[Tutor] Logical error?

Sun May 4 05:54:22 CEST 2014

>> A small note about performance here. If your log files are very large
>> (say, hundreds of thousands or millions of lines) you will find that
>> this part is *horribly horrible slow*. There's two problems, a minor and
>> a major one.
>
> Ah, actually I was mistaken about that. I forgot that for built-in
> lists, += augmented assignment is equivalent to calling list.extend(),
> so it actually does make the modifications in place. So I was wrong to
> say:

No problem.  Linus's Law wins again.  :P
(http://en.wikipedia.org/wiki/Linus's_Law)  Thank goodness for public
mailing lists where we can share our successes and learning
experiences together!

With regards to the earlier part about using the decoding at the call
to open(), rather than on each individual line, next time you'll want
to make the point that it's better to do so at open() time not because
it's more efficient, but because it's more correct.  Correctness needs
to be the winning argument here.

Encoding is a property of the entire file, not a property on
individual lines.  In fact, we can get into trouble by doing the
decoding piece-wise across lines because certain encodings are
multi-byte in nature.  What this means is that what might look like a
newline in the uninterpreted bytes of a file may be deceptive: that
"newline" byte might actually be part of a multibyte character!

Let's see if we can construct an example to demonstrate.

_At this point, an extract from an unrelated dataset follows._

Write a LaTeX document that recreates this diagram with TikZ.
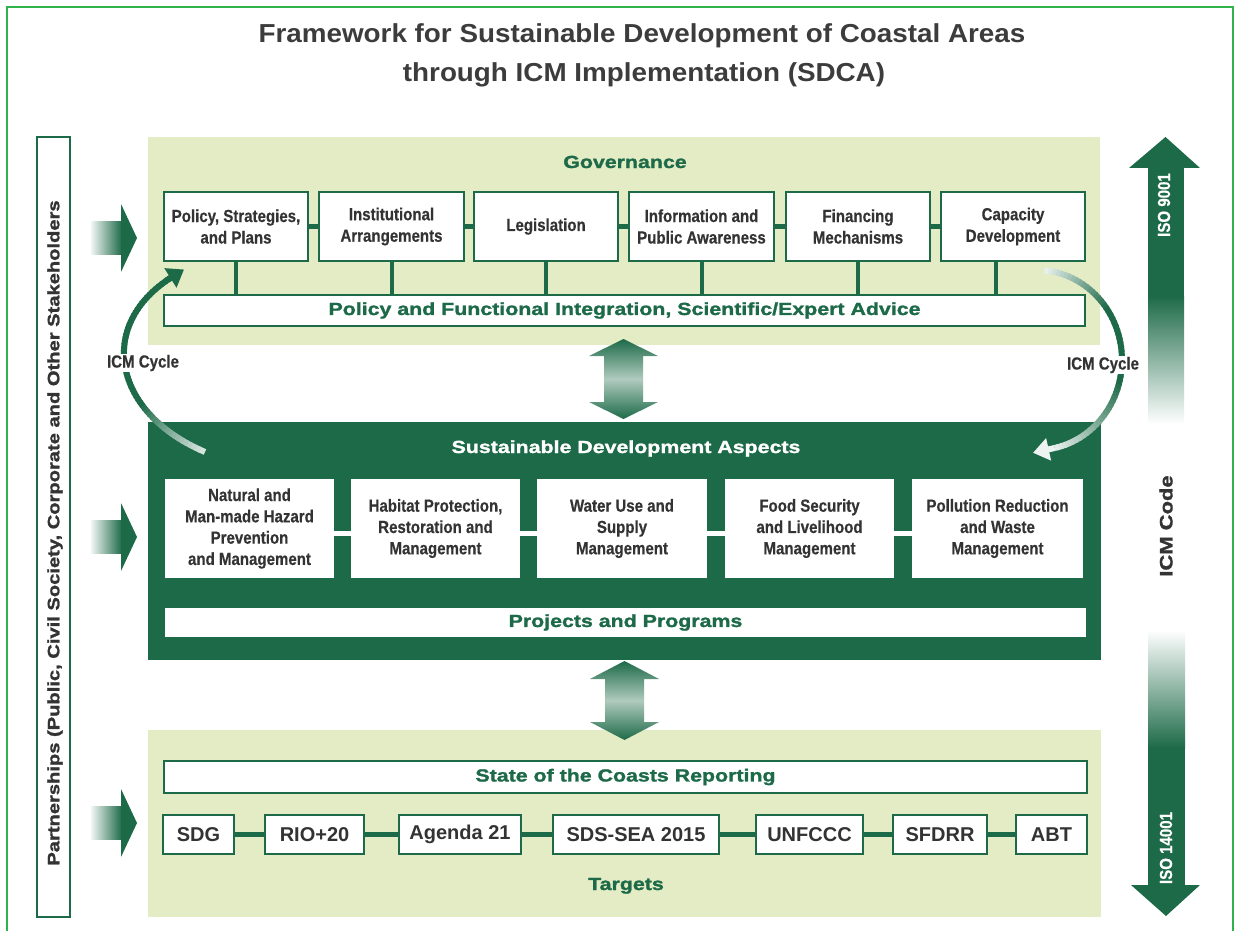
\documentclass[tikz,border=0pt]{standalone}
\usepackage{fontspec}
\setmainfont{Liberation Sans}
\newfontfamily\nbf{Liberation Sans}[FakeStretch=0.86, FakeBold=0.4]
\newfontfamily\wbf{Liberation Sans}[FakeStretch=1.22, FakeBold=1.4]
\newfontfamily\tbf{Liberation Sans}[FakeStretch=1.07]
\usetikzlibrary{arrows.meta,calc}
\definecolor{dkgreen}{HTML}{1D6A48}
\definecolor{panelc}{HTML}{E4ECC6}
\definecolor{borderc}{HTML}{2DB34A}
\definecolor{txtgray}{HTML}{333333}
\definecolor{titlegray}{HTML}{3C3C3C}
\tikzset{
  panel/.style={fill=panelc, draw=none, inner sep=0pt},
  darkpanel/.style={fill=dkgreen, draw=none, inner sep=0pt},
  govbox/.style={draw=dkgreen, line width=2.5pt, fill=white, inner sep=0pt, align=center, text=txtgray,
    font=\nbf\bfseries\fontsize{17.5}{21.5}\selectfont, minimum height=69pt},
  sdabox/.style={fill=white, draw=none, inner sep=0pt, align=center, text=txtgray,
    font=\nbf\bfseries\fontsize{17.5}{21.3}\selectfont, minimum height=99pt},
  tgtbox/.style={draw=dkgreen, line width=2.5pt, fill=white, inner sep=0pt, text=txtgray,
    font=\bfseries\fontsize{20}{24}\selectfont, minimum height=39pt},
  barbox/.style={draw=dkgreen, line width=2.5pt, fill=white, inner sep=0pt, text=dkgreen,
    font=\wbf\bfseries\fontsize{17.5}{21}\selectfont},
  wlabel/.style={font=\wbf\bfseries\fontsize{17.5}{21}\selectfont, inner sep=0pt},
  gconn/.style={draw=dkgreen, line width=5pt},
  vconn/.style={draw=dkgreen, line width=4pt},
  wconn/.style={draw=white, line width=5pt},
  cyclabel/.style={fill=white, text=txtgray, font=\nbf\bfseries\fontsize{17.5}{21}\selectfont, inner sep=1pt},
  isolabel/.style={text=white, rotate=90, font=\nbf\bfseries\fontsize{17.5}{21}\selectfont, inner sep=0pt},
}
\def\bz#1#2#3#4#5{((1-#5)^3*(#1)+3*(1-#5)^2*(#5)*(#2)+3*(1-#5)*(#5)^2*(#3)+(#5)^3*(#4))}
\begin{document}
\begin{tikzpicture}[x=1pt,y=-1pt]
\useasboundingbox (0,0) rectangle (1237,931);
\fill[white] (0,0) rectangle (1237,931);
\draw[borderc, line width=2pt] (7,931) -- (7,7) -- (1233,7) -- (1233,931);

% title
\node[font=\tbf\bfseries\fontsize{26}{30}\selectfont, text=titlegray, anchor=base, inner sep=0pt] (title1) at (642,43) {Framework for Sustainable Development of Coastal Areas};
\node[font=\tbf\bfseries\fontsize{26}{30}\selectfont, text=titlegray, anchor=base, inner sep=0pt] (title2) at (644,82) {through ICM Implementation (SDCA)};

% panels
\node[panel, minimum width=952pt, minimum height=208pt] (gov) at (624,241) {};
\node[darkpanel, minimum width=953pt, minimum height=238pt] (sda) at (624.5,541) {};
\node[panel, minimum width=953pt, minimum height=187pt] (tgt) at (624.5,823.5) {};

% side bar
\node[draw=dkgreen, line width=2.5pt, fill=white, minimum width=33pt, minimum height=780pt, inner sep=0pt] (side) at (53.5,527) {};
\node[font=\wbf\bfseries\fontsize{16.5}{20}\selectfont, text=txtgray, rotate=90, inner sep=0pt] (sidetxt) at (55,533) {Partnerships (Public, Civil Society, Corporate and Other Stakeholders};

% left arrows
\foreach \c in {238,537,823}{
  \shade[left color=dkgreen!6, right color=dkgreen] (91,\c-16.5) rectangle (122,\c+16.5);
  \fill[dkgreen] (121,\c-34) -- (137,\c) -- (121,\c+34) -- cycle;
}

% ISO arrows
\fill[dkgreen] (1129,168) -- (1165.5,137) -- (1200,168) -- cycle;
\fill[dkgreen] (1148,167) rectangle (1184,297);
\shade[top color=dkgreen, bottom color=white] (1148,296) rectangle (1184,424);
\shade[top color=white, bottom color=dkgreen] (1148,630) rectangle (1185,748);
\fill[dkgreen] (1148,747) rectangle (1185,886);
\fill[dkgreen] (1131,885) -- (1166,916) -- (1200,885) -- cycle;
\node[isolabel] (iso1) at (1164,205) {ISO 9001};
\node[isolabel] (iso2) at (1166,848) {ISO 14001};
\node[wlabel, text=txtgray, rotate=90, font=\wbf\bfseries\fontsize{18}{21}\selectfont] (icmcode) at (1166,526) {ICM Code};

% double arrows
\shade[top color=dkgreen, bottom color=dkgreen, middle color=dkgreen!35] (623.5,339) -- (658,356) -- (643,356) -- (643,402) -- (658,402) -- (623.5,419) -- (589,402) -- (604,402) -- (604,356) -- (589,356) -- cycle;
\shade[top color=dkgreen, bottom color=dkgreen, middle color=dkgreen!35] (624.5,661) -- (659,679) -- (644,679) -- (644,722) -- (659,722) -- (624.5,740) -- (590,722) -- (605,722) -- (605,679) -- (590,679) -- cycle;

% ICM cycle left (bezier with gradient)
\foreach \i in {0,...,59}{
  \pgfmathsetmacro\ta{\i/60}
  \pgfmathsetmacro\tb{min(1,(\i+1.4)/60)}
  \pgfmathsetmacro\xa{\bz{205}{113}{95.5}{172}{\ta}}
  \pgfmathsetmacro\ya{\bz{452}{413}{325}{277}{\ta}}
  \pgfmathsetmacro\xb{\bz{205}{113}{95.5}{172}{\tb}}
  \pgfmathsetmacro\yb{\bz{452}{413}{325}{277}{\tb}}
  \pgfmathsetmacro\cc{min(100,18+82*\ta/0.3)}
  \draw[line width=6pt, dkgreen!\cc!white] (\xa,\ya) -- (\xb,\yb);
}
\draw[line width=6pt, dkgreen, -{Triangle[length=16pt,width=22pt]}] (166,280.7) -- (184,269.5);

% ICM cycle right (ellipse with gradient)
\foreach \i in {0,...,59}{
  \pgfmathsetmacro\ta{\i/60}
  \pgfmathsetmacro\tb{min(1,(\i+1.4)/60)}
  \pgfmathsetmacro\pa{-85+163*\ta}
  \pgfmathsetmacro\pb{-85+163*\tb}
  \pgfmathsetmacro\xa{1037+85*cos(\pa)}
  \pgfmathsetmacro\ya{360+90*sin(\pa)}
  \pgfmathsetmacro\xb{1037+85*cos(\pb)}
  \pgfmathsetmacro\yb{360+90*sin(\pb)}
  \pgfmathsetmacro\cc{\ta<0.3 ? 10+90*\ta/0.3 : (\ta<0.6 ? 100 : max(8,100-92*(\ta-0.6)/0.4))}
  \draw[line width=6pt, dkgreen!\cc!white] (\xa,\ya) -- (\xb,\yb);
}
\draw[line width=6pt, dkgreen!8!white, -{Triangle[length=16pt,width=22pt]}] (1054.7,448) -- (1033,452.8);

\node[cyclabel] (cycl) at (143,363) {ICM Cycle};
\node[cyclabel] (cycr) at (1103,365) {ICM Cycle};

% governance
\node[wlabel, text=dkgreen, anchor=base] (govlab) at (625,168) {Governance};
\node[govbox, minimum width=144pt] (g1) at (236,226.5) {Policy, Strategies,\\and Plans};
\node[govbox, minimum width=145pt] (g2) at (391.5,226.5) {Institutional\\Arrangements};
\node[govbox, minimum width=144pt] (g3) at (546,226.5) {Legislation};
\node[govbox, minimum width=145pt] (g4) at (701.5,226.5) {Information and\\Public Awareness};
\node[govbox, minimum width=144pt] (g5) at (858,226.5) {Financing\\Mechanisms};
\node[govbox, minimum width=144pt] (g6) at (1013,226.5) {Capacity\\Development};
\node[barbox, minimum width=921pt, minimum height=31pt] (bar) at (624.5,310.5) {Policy and Functional Integration, Scientific/Expert Advice};
\foreach \a/\b in {g1/g2,g2/g3,g3/g4,g4/g5,g5/g6}{
  \draw[gconn] (\a.east) -- (\b.west);
}
\foreach \a in {g1,g2,g3,g4,g5}{
  \draw[vconn] (\a.south) -- (\a.south |- bar.north);
}
\coordinate (g6v) at ($(g6.south)+(-17,0)$);
\draw[vconn] (g6v) -- (g6v |- bar.north);

% sustainable development aspects
\node[wlabel, text=white, anchor=base] (sdalab) at (626,453) {Sustainable Development Aspects};
\node[sdabox, minimum width=169pt] (s1) at (249.5,528.5) {Natural and\\Man-made Hazard\\Prevention\\and Management};
\node[sdabox, minimum width=169pt] (s2) at (435.5,528.5) {Habitat Protection,\\Restoration and\\Management};
\node[sdabox, minimum width=170pt] (s3) at (622,528.5) {Water Use and\\Supply\\Management};
\node[sdabox, minimum width=169pt] (s4) at (809.5,528.5) {Food Security\\and Livelihood\\Management};
\node[sdabox, minimum width=171pt] (s5) at (997.5,528.5) {Pollution Reduction\\and Waste\\Management};
\foreach \a/\b in {s1/s2,s2/s3,s3/s4,s4/s5}{
  \draw[wconn] ($(\a.east)+(0,5)$) -- ($(\b.west)+(0,5)$);
}
\node[barbox, draw=none, minimum width=921pt, minimum height=29pt] (proj) at (625.5,622.5) {Projects and Programs};

% targets
\node[barbox, minimum width=923pt, minimum height=32pt] (socr) at (625.5,777) {State of the Coasts Reporting};
\node[tgtbox, minimum width=71pt] (t1) at (198.5,834.5) {SDG};
\node[tgtbox, minimum width=99pt] (t2) at (314.5,834.5) {RIO+20};
\node[tgtbox, minimum width=122pt] (t3) at (460,834.5) {Agenda 21};
\node[tgtbox, minimum width=166pt] (t4) at (636,834.5) {SDS-SEA 2015};
\node[tgtbox, minimum width=107pt] (t5) at (809.5,834.5) {UNFCCC};
\node[tgtbox, minimum width=94pt] (t6) at (940,834.5) {SFDRR};
\node[tgtbox, minimum width=71pt] (t7) at (1051.5,834.5) {ABT};
\foreach \a/\b in {t1/t2,t2/t3,t3/t4,t4/t5,t5/t6,t6/t7}{
  \draw[gconn] (\a.east) -- (\b.west);
}
\node[wlabel, text=dkgreen, anchor=base] (tgtlab) at (626,890) {Targets};
\end{tikzpicture}
\end{document}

########################################################################
for encoding in ('utf-8', 'utf-16', 'utf-32'):
  for i in range(0x110000):
    aChar = unichr(i)
    try:
      someBytes = aChar.encode(encoding)
      if '\n' in someBytes:
        print("%r contains a newline in its bytes encoded with %s" %
(aChar, encoding))
    except:
      ## Normally, try/catches with an empty except is a bad idea.
      ## Here, this is toy code, and we're just exploring.
      pass
########################################################################

This toy code goes through all possible Unicode code points, and then
encodes them in three different codecs.  We look to see if any of the
encoded characters have newlines in them, and report.  Try running it.
 Notice how many characters start being reported.  :P

Hopefully, this makes the point clearer: we must not try to decode
individual lines.  By that time, the damage has been done: the act of
trying to break the file into lines by looking naively at newline byte
characters is invalid when certain characters can themselves have
newline characters.